I'm sorry, but I'm going to disagree with you about their products being buggy and ill-designed. Compare Microsoft Office to Open Office. My experience with Microsoft Office is that it is fast, well designed, and I've never experienced a bug while using it. Period. From the little time I've spent using Open Office, it was far slower, and had an inferior user interface. My linux friends even admit that Microsoft Office is far better than Open Office.
Ever tried to write more than a few pages of text/graphics with Word? It falls over pretty soon.
Yes, I do own a copy of Microsoft Office. Excel is okay. Powerpoint so so. Word is terrible. Entourage has good and bad sides - but has lots of problems when there are non-trivial amounts of data.
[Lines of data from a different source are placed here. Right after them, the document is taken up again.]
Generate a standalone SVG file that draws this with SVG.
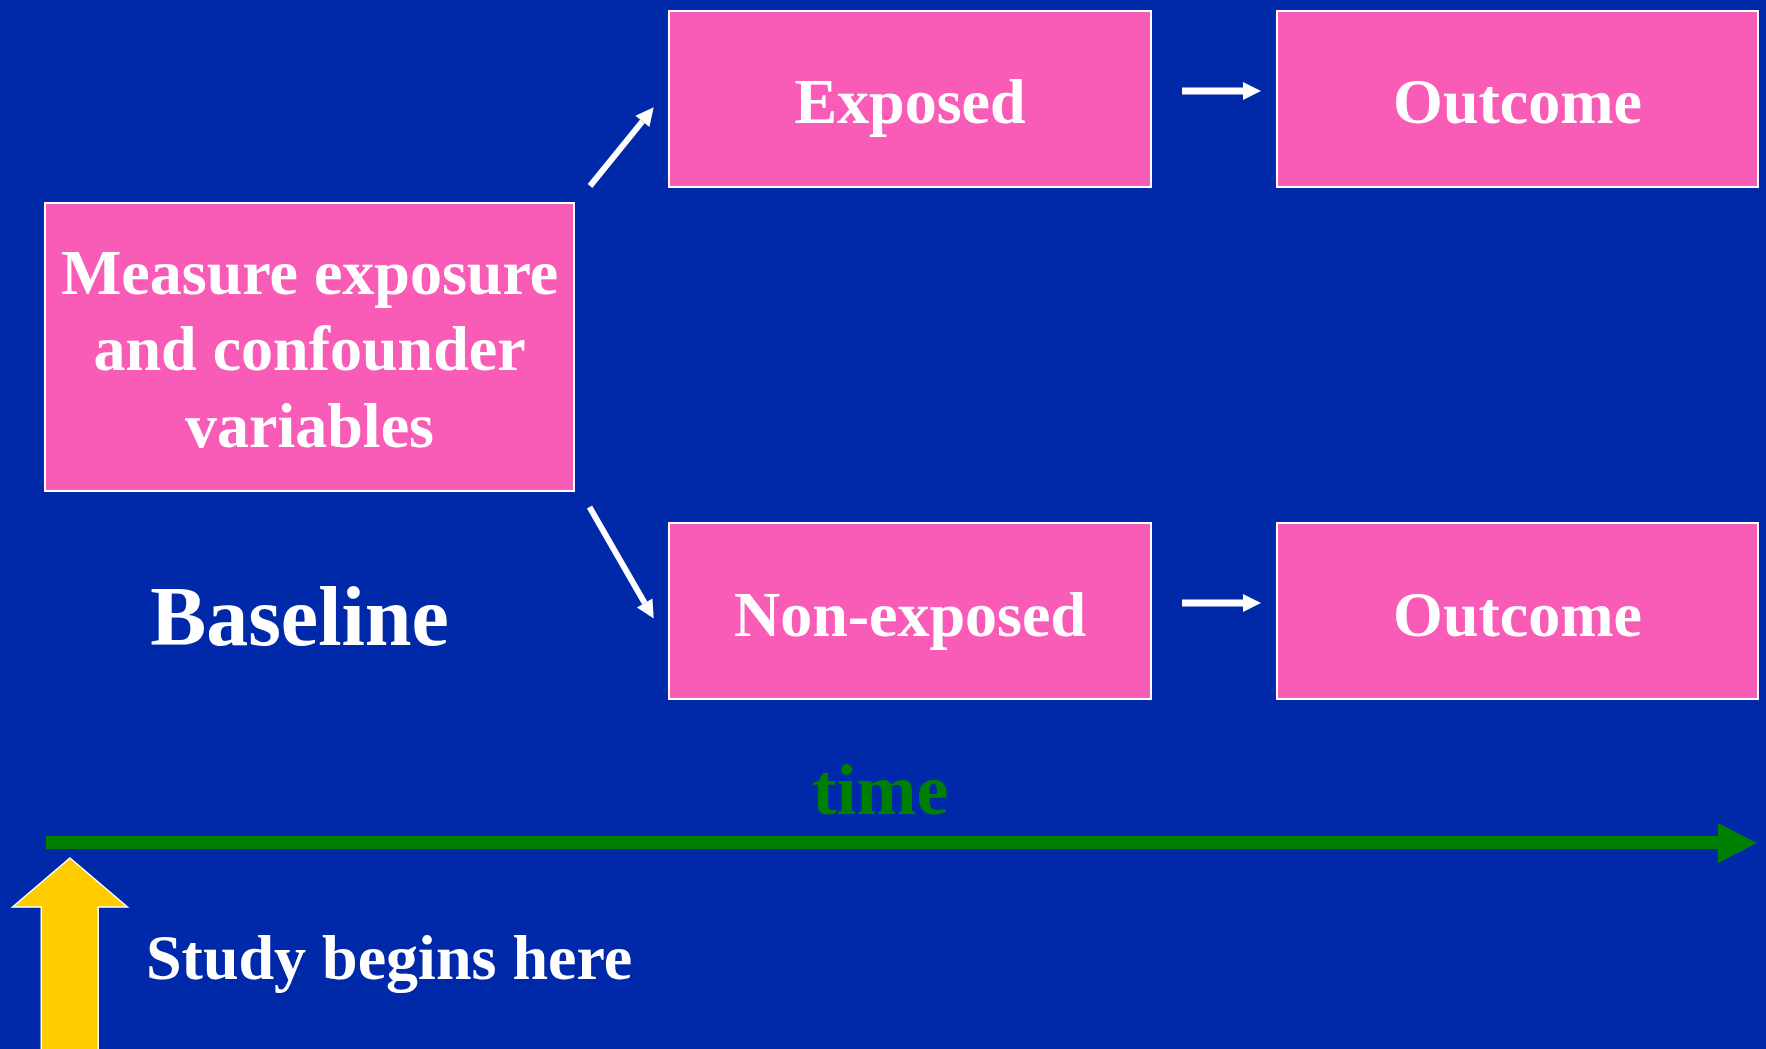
<svg xmlns="http://www.w3.org/2000/svg" width="1766" height="1049" viewBox="0 0 1766 1049">
  <style>
    .box { fill: #F95CB6; stroke: #FFFFFF; stroke-width: 2; }
    .lbl { font-family: "Liberation Serif", "Times New Roman", serif; font-weight: bold; fill: #FFFFFF; font-size: 64px; text-anchor: middle; }
    .conn { stroke: #FFFFFF; stroke-width: 6; fill: none; marker-end: url(#wh); }
  </style>
  <defs>
    <marker id="wh" markerUnits="userSpaceOnUse" markerWidth="20" markerHeight="20" viewBox="0 -10 20 20" refX="0" refY="0" orient="auto" overflow="visible">
      <path d="M0,-9 L18,0 L0,9 Z" fill="#FFFFFF"/>
    </marker>
  </defs>
  <rect x="0" y="0" width="1766" height="1049" fill="#0029AA"/>

  <g id="node-measure">
    <rect class="box" x="45" y="203" width="529" height="288"/>
    <text class="lbl" x="309.5" y="294">Measure exposure</text>
    <text class="lbl" x="309.5" y="370">and confounder</text>
    <text class="lbl" x="309.5" y="447">variables</text>
  </g>
  <g id="node-exposed">
    <rect class="box" x="669" y="11" width="482" height="176"/>
    <text class="lbl" x="910" y="123">Exposed</text>
  </g>
  <g id="node-nonexposed">
    <rect class="box" x="669" y="523" width="482" height="176"/>
    <text class="lbl" x="910" y="636">Non-exposed</text>
  </g>
  <g id="node-outcome1">
    <rect class="box" x="1277" y="11" width="481" height="176"/>
    <text class="lbl" x="1517.5" y="123">Outcome</text>
  </g>
  <g id="node-outcome2">
    <rect class="box" x="1277" y="523" width="481" height="176"/>
    <text class="lbl" x="1517.5" y="636">Outcome</text>
  </g>

  <g id="connectors">
    <line class="conn" x1="590" y1="186" x2="642.4" y2="121.3"/>
    <line class="conn" x1="589.5" y1="507" x2="644.7" y2="602.9"/>
    <line class="conn" x1="1182" y1="91" x2="1243" y2="91" style="stroke-width:7"/>
    <line class="conn" x1="1182" y1="603" x2="1243" y2="603" style="stroke-width:7"/>
  </g>

  <g id="baseline-label">
    <text class="lbl" x="299.5" y="645" style="font-size:84px">Baseline</text>
  </g>

  <g id="timeline">
    <rect x="46" y="836" width="1673" height="13" fill="#008000"/>
    <polygon points="1718,823 1757,843 1718,863" fill="#008000"/>
    <text class="lbl" x="880.5" y="814" style="font-size:72px; fill:#008000">time</text>
  </g>

  <g id="study-start">
    <polygon points="70,858 127.4,907 98.2,907 98.2,1052 41.3,1052 41.3,907 12.6,907" fill="#FFCC00" stroke="#FFFFFF" stroke-width="1.5"/>
    <text class="lbl" x="146" y="979" style="text-anchor:start">Study begins here</text>
  </g>
</svg>
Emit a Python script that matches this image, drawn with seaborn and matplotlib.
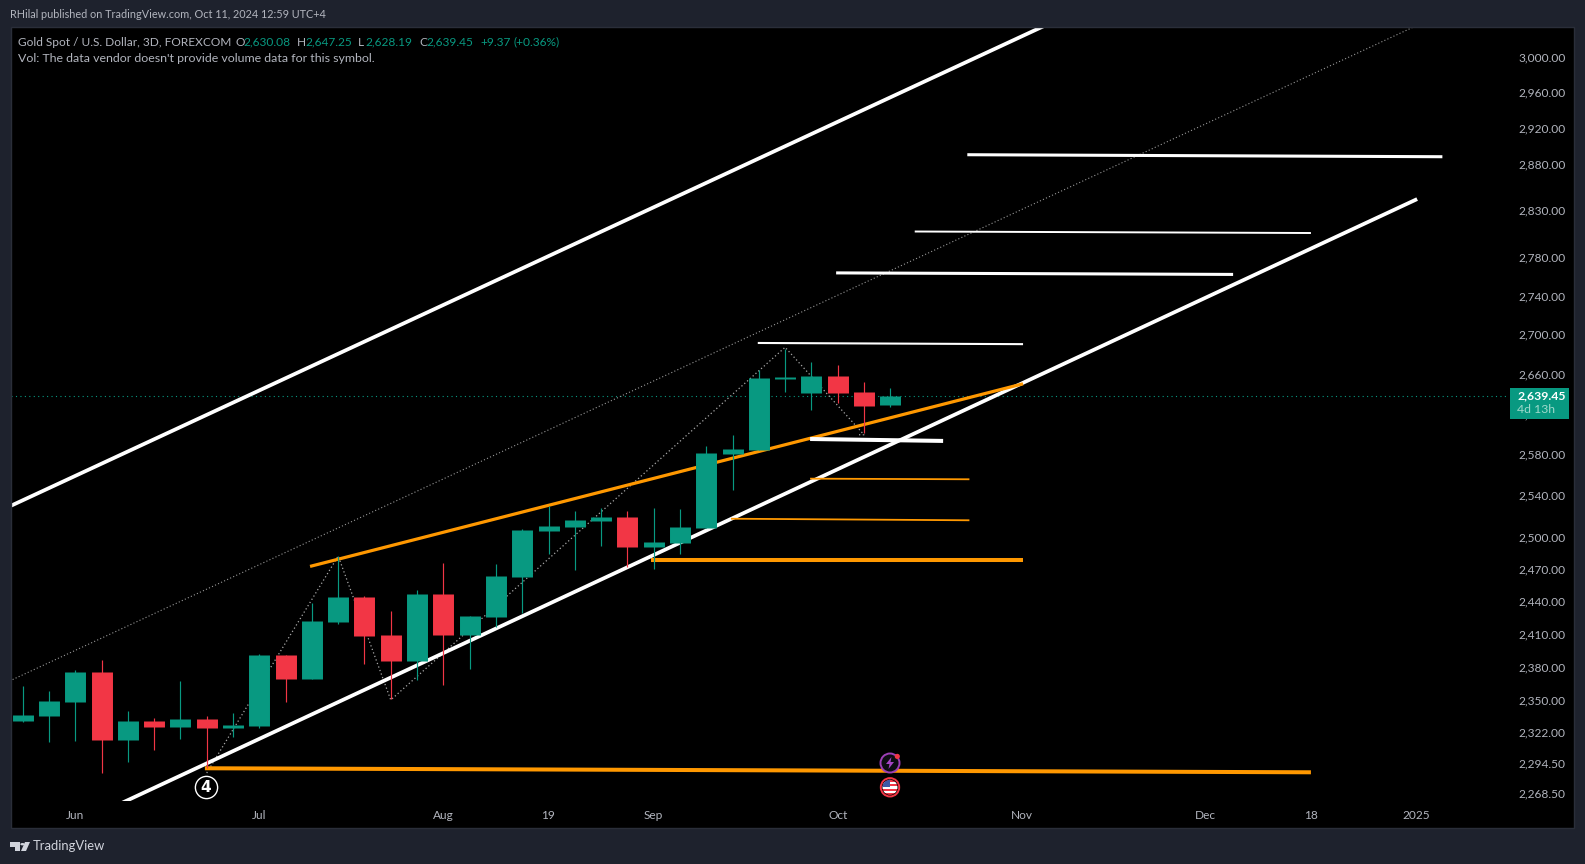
import matplotlib
matplotlib.use("Agg")
import matplotlib.pyplot as plt
from matplotlib.patches import Rectangle, Circle, Polygon
from matplotlib.ticker import NullLocator, NullFormatter
from matplotlib.transforms import ScaledTranslation
import numpy as np
import pandas as pd
import seaborn as sns

# ---------- candle data (3D bars) ----------
opens = [2333.28, 2337.68, 2350.04, 2376.77, 2316.67, 2333.28, 2328.02, 2335.05, 2327.15, 2328.90,
         2392.08, 2370.51, 2422.09, 2445.11, 2410.22, 2386.67, 2447.88, 2410.22, 2426.68, 2464.62,
         2507.96, 2511.76, 2517.49, 2521.30, 2492.79, 2496.57, 2510.81, 2582.29, 2586.22, 2656.88,
         2642.79, 2659.90, 2643.79, 2630.08]
closes = [2338.56, 2350.92, 2376.77, 2316.67, 2333.28, 2328.02, 2335.05, 2327.15, 2329.77, 2392.08,
          2370.51, 2423.01, 2445.11, 2409.31, 2386.67, 2447.88, 2410.22, 2427.59, 2465.55, 2508.91,
          2512.72, 2518.44, 2521.30, 2492.79, 2497.52, 2511.76, 2583.28, 2587.20, 2657.88, 2658.89,
          2659.90, 2642.79, 2629.78, 2639.45]
highs = [2364.25, 2359.80, 2378.57, 2387.56, 2342.08, 2335.92, 2368.71, 2337.68, 2340.33, 2392.98,
         2392.08, 2439.56, 2484.30, 2446.03, 2432.19, 2451.59, 2477.72, 2427.59, 2476.79, 2509.86,
         2531.85, 2527.05, 2529.92, 2527.05, 2529.92, 2528.96, 2590.15, 2600.98, 2665.97, 2687.31,
         2674.07, 2671.04, 2653.85, 2647.25]
lows = [2332.41, 2314.93, 2315.80, 2287.28, 2296.74, 2307.11, 2317.55, 2291.57, 2319.29, 2327.15,
        2350.04, 2370.51, 2420.26, 2383.96, 2352.70, 2369.61, 2365.15, 2379.47, 2417.52, 2430.96,
        2486.19, 2471.17, 2493.74, 2473.97, 2472.10, 2486.19, 2510.81, 2547.26, 2586.22, 2643.79,
        2625.80, 2632.78, 2602.97, 2628.19]
last_price = 2639.45

# ---------- drawn annotations, in bar index / price ----------
channel_upper_bars = [-0.5, 39.46]
channel_upper_prices = [2531.1, 3046.1]
channel_mid_bars = [-0.5, 52.88]
channel_mid_prices = [2368.8, 3036.0]
channel_lower_bars = [2.94, 53.04]
channel_lower_prices = [2252.9, 2844.3]
orange_trend_bars = [10.93, 38.05]
orange_trend_prices = [2474.1, 2651.7]

white_h1_bars = [35.93, 54.0]
white_h1_prices = [2892.6, 2890.4]
white_h2_bars = [33.93, 49.0]
white_h2_prices = [2809.5, 2807.9]
white_h3_bars = [30.94, 46.04]
white_h3_prices = [2765.7, 2764.1]
white_h4_bars = [27.96, 38.05]
white_h4_prices = [2693.1, 2691.9]
white_h5_bars = [29.95, 35.01]
white_h5_prices = [2596.7, 2594.8]

orange_h1_bars = [29.95, 36.01]
orange_h1_prices = [2557.9, 2557.3]
orange_h2_bars = [26.94, 36.01]
orange_h2_prices = [2519.3, 2517.8]
orange_h3_bars = [23.9, 38.05]
orange_h3_prices = [2479.7, 2479.7]
orange_h4_bars = [6.93, 49.0]
orange_h4_prices = [2291.6, 2288.1]

zigzag_bars = [7.0, 12.0, 14.0, 29.0, 32.0, 31.72]
zigzag_prices = [2287.5, 2483.9, 2351.8, 2688.7, 2600.9, 2600.9]

# ---------- axis labels ----------
x_tick_bars = [2, 9, 16, 20, 24, 31, 38, 45, 49, 53]
x_tick_labels = ["Jun", "Jul", "Aug", "19", "Sep", "Oct", "Nov", "Dec", "18", "2025"]
y_tick_prices = [3000, 2960, 2920, 2880, 2830, 2780, 2740, 2700, 2660, 2620, 2580, 2540,
                 2500, 2470, 2440, 2410, 2380, 2350, 2322, 2294.5, 2268.5]

# ---------- style ----------
W, H = 1585, 864
BG = "#1e222d"
GREEN = "#089981"
RED = "#f23645"
ORANGE = "#ff9800"
TEXT = "#b2b5be"
FONT = ["Lato", "DejaVu Sans"]

sns.set_theme(style="dark", rc={"lines.solid_capstyle": "butt", "axes.grid": False})
plt.rcParams["font.family"] = FONT

fig = plt.figure(figsize=(W / 100, H / 100), dpi=100, facecolor=BG)


def fx(x):
    return x / W


def fy(y):
    return 1 - y / H


def ftext(x, y, s, **kw):
    kw.setdefault("color", TEXT)
    kw.setdefault("fontsize", 8.6)
    kw.setdefault("va", "center")
    fig.text(fx(x), fy(y), s, **kw)


fig.add_artist(Rectangle((fx(11), fy(828)), (1574 - 11) / W, (828 - 27) / H, transform=fig.transFigure,
                         facecolor="black", edgecolor="none", zorder=-5))
fig.add_artist(Rectangle((fx(10.5), fy(828)), (1574 - 10.5) / W, (828 - 27) / H, transform=fig.transFigure,
                         facecolor="none", edgecolor="#2a2e39", linewidth=1, zorder=2))

ax = fig.add_axes([fx(11), fy(801), (1506 - 11) / W, (801 - 27) / H], facecolor="black", zorder=1)
ax.set_yscale("log")


def draw(bars, prices, color, lw, ls="-", z=2):
    sns.lineplot(x=bars, y=prices, ax=ax, estimator=None, sort=False, color=color,
                 linewidth=lw, linestyle=ls, zorder=z, legend=False)


DOT = (0, (1, 2))
ax.axhline(last_price, color=GREEN, lw=0.8, ls=(0, (1, 3)), zorder=1)

draw(channel_mid_bars, channel_mid_prices, "#9a9a9a", 0.8, DOT)
draw(zigzag_bars, zigzag_prices, "#a8a8a8", 0.9, DOT)
draw(channel_upper_bars, channel_upper_prices, "white", 2.7)
draw(channel_lower_bars, channel_lower_prices, "white", 2.7)
draw(orange_trend_bars, orange_trend_prices, ORANGE, 2.3)
draw(orange_h4_bars, orange_h4_prices, ORANGE, 2.9)
draw(orange_h3_bars, orange_h3_prices, ORANGE, 2.9)
draw(orange_h2_bars, orange_h2_prices, ORANGE, 1.3)
draw(orange_h1_bars, orange_h1_prices, ORANGE, 1.3)
draw(white_h1_bars, white_h1_prices, "white", 2.2)
draw(white_h2_bars, white_h2_prices, "white", 1.4)
draw(white_h3_bars, white_h3_prices, "white", 2.2)
draw(white_h4_bars, white_h4_prices, "white", 1.5)
draw(white_h5_bars, white_h5_prices, "white", 2.9)

# candles
df = pd.DataFrame({"bar": np.arange(len(opens)), "open": opens, "high": highs, "low": lows, "close": closes})
df["dir"] = np.where(df["close"] >= df["open"], "up", "down")
palette = {"up": GREEN, "down": RED}
wicks = df.melt(id_vars=["bar", "dir"], value_vars=["high", "low"], value_name="price")
bodies = df.melt(id_vars=["bar", "dir"], value_vars=["open", "close"], value_name="price")
sns.lineplot(data=wicks, x="bar", y="price", units="bar", hue="dir", palette=palette, estimator=None,
             linewidth=0.85, legend=False, ax=ax, zorder=3)
sns.lineplot(data=bodies, x="bar", y="price", units="bar", hue="dir", palette=palette, estimator=None,
             linewidth=15.1, legend=False, ax=ax, zorder=4)

# "4" wave marker
ax.plot([6.97], [2275], marker="o", ms=16, mfc="black", mec="white", mew=1.0, zorder=5, clip_on=False)
ax.text(6.97, 2275, "4", color="white", fontsize=11, fontweight="bold", ha="center", va="center",
        family=["DejaVu Sans"], zorder=6)

ax.set_xlim(-0.445, 56.42)
ax.set_ylim(2263.3, 3036.3)
ax.yaxis.set_minor_locator(NullLocator())
ax.yaxis.set_minor_formatter(NullFormatter())
ax.yaxis.tick_right()
ax.set_yticks(y_tick_prices)
ax.set_yticklabels([f"{p:,.2f}" for p in y_tick_prices])
ax.set_xticks(x_tick_bars)
ax.set_xticklabels(x_tick_labels)
ax.tick_params(axis="y", length=0, pad=8.8, colors=TEXT, labelsize=8.6)
ax.tick_params(axis="x", length=0, pad=6.2, colors=TEXT, labelsize=8.6)
ax.yaxis.set_minor_locator(NullLocator())
ax.set_xlabel("")
ax.set_ylabel("")
for s in ax.spines.values():
    s.set_visible(False)
for lab in ax.get_yticklabels():
    lab.set_transform(lab.get_transform() + ScaledTranslation(0, 2 / 100, fig.dpi_scale_trans))

# current price tag
fig.add_artist(Rectangle((fx(1510), fy(418.7)), 59.3 / W, 30.7 / H, transform=fig.transFigure,
                         facecolor=GREEN, edgecolor="none", zorder=10))
ftext(1517, 396, "2,639.45", color="white", fontweight="bold", zorder=11, fontsize=8.8)
ftext(1517, 410, "4d 13h", color="#9fd9cc", zorder=11, fontsize=8.8)

# header / legend texts
ftext(10, 15, "RHilal published on TradingView.com, Oct 11, 2024 12:59 UTC+4", fontsize=7.8)
ftext(18, 42, "Gold Spot / U.S. Dollar, 3D, FOREXCOM")
for x, s, col in [(235, "O", TEXT), (243, "2,630.08", GREEN), (297, "H", TEXT), (305, "2,647.25", GREEN),
                  (358, "L", TEXT), (365, "2,628.19", GREEN), (419, "C", TEXT), (426, "2,639.45", GREEN),
                  (480, "+9.37", GREEN), (514, "(+0.36%)", GREEN)]:
    ftext(x, 42, s, color=col)
ftext(18, 59, "Vol: The data vendor doesn't provide volume data for this symbol.", fontsize=8.9)

# TradingView logo
LOGO = "#d1d4dc"
for pts in ([(10, 842), (20, 842), (20, 851), (15, 851), (15, 846.5), (10, 846.5)],
            [(25, 842), (30, 842), (26, 851), (21, 851)]):
    fig.add_artist(Polygon([(fx(a), fy(b)) for a, b in pts], closed=True, transform=fig.transFigure,
                           facecolor=LOGO, edgecolor="none"))
fig.add_artist(Circle((fx(22.5), fy(844.2)), 2.2 / W, transform=fig.transFigure, facecolor=LOGO, edgecolor="none"))
ftext(33, 846.5, "TradingView", color=LOGO, fontsize=9.4)

# event icons, on their own small axes
icon = fig.add_axes([fx(878), fy(775), 24 / W, 24 / H], facecolor="none", zorder=3)
icon.set_xlim(-12, 12)
icon.set_ylim(-12, 12)
icon.axis("off")
icon.add_patch(Circle((0, 0), 9.5, facecolor="#0d0d12", edgecolor="#9c3fb5", lw=1.4))
icon.add_patch(Polygon([(1.5, 6), (-4, -1), (-0.5, -1), (-1.5, -6), (4, 1), (0.5, 1)], closed=True,
                       facecolor="#a645c4", edgecolor="none"))
icon.add_patch(Circle((7.3, 6.6), 2.6, facecolor=RED, edgecolor="none"))

flag = fig.add_axes([fx(878), fy(799.3), 24 / W, 24 / H], facecolor="none", zorder=3)
flag.set_xlim(-12, 12)
flag.set_ylim(-12, 12)
flag.axis("off")
clip = Circle((0, 0), 7.5, transform=flag.transData)
for i, yy in enumerate(np.arange(-8, 8, 2.2)):
    r = flag.add_patch(Rectangle((-8, yy), 16, 2.2, facecolor=RED if i % 2 == 0 else "white", edgecolor="none"))
    r.set_clip_path(clip)
c = flag.add_patch(Rectangle((-8, 0), 8, 8, facecolor="#3c5aa6", edgecolor="none"))
c.set_clip_path(clip)
flag.add_patch(Circle((0, 0), 9.2, facecolor="none", edgecolor=RED, lw=1.4))

fig.savefig("out.png", dpi=100, facecolor=BG)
The biggest gripe I have with that attitude is that it destroys the FOSS, Apple, and Linux movements. People that are new to the IT world don't have years of backgrounds with projects and are going to be picking up on the attitudes of the people already there as well as struggling through technical problems. If they're instantly exposed to a very negative attitude (towards themselves, others, or really anything) it's going to be a huge turnoff to whatever project it is. The negative/hateful attitude that a lot of people have towards Microsoft actively hurts the same cause that they're trying to help.
The other part of that is that with any social interaction someone that is constantly putting something down is perceived (usually rightfully so) as being insecure about their own inadequacies. I don't know about others, but Linux and Apple have both matured to the point that I'm quite comfortable quietly evangelizing and building others up, regardless of the OS choice.
It's time to relax guys, we finally have an atmosphere with the freedom to pick your own OS and to be happy with it. This is a GOOD time to be a nerd, and a fantastic time to share that passion and excitement with people from whatever background.
Besides, if there's someone to demonize, it's the people that don't take the time to secure their boxes. Those come from all distros/OS's and I'll gladly pass the pitchfork around for them!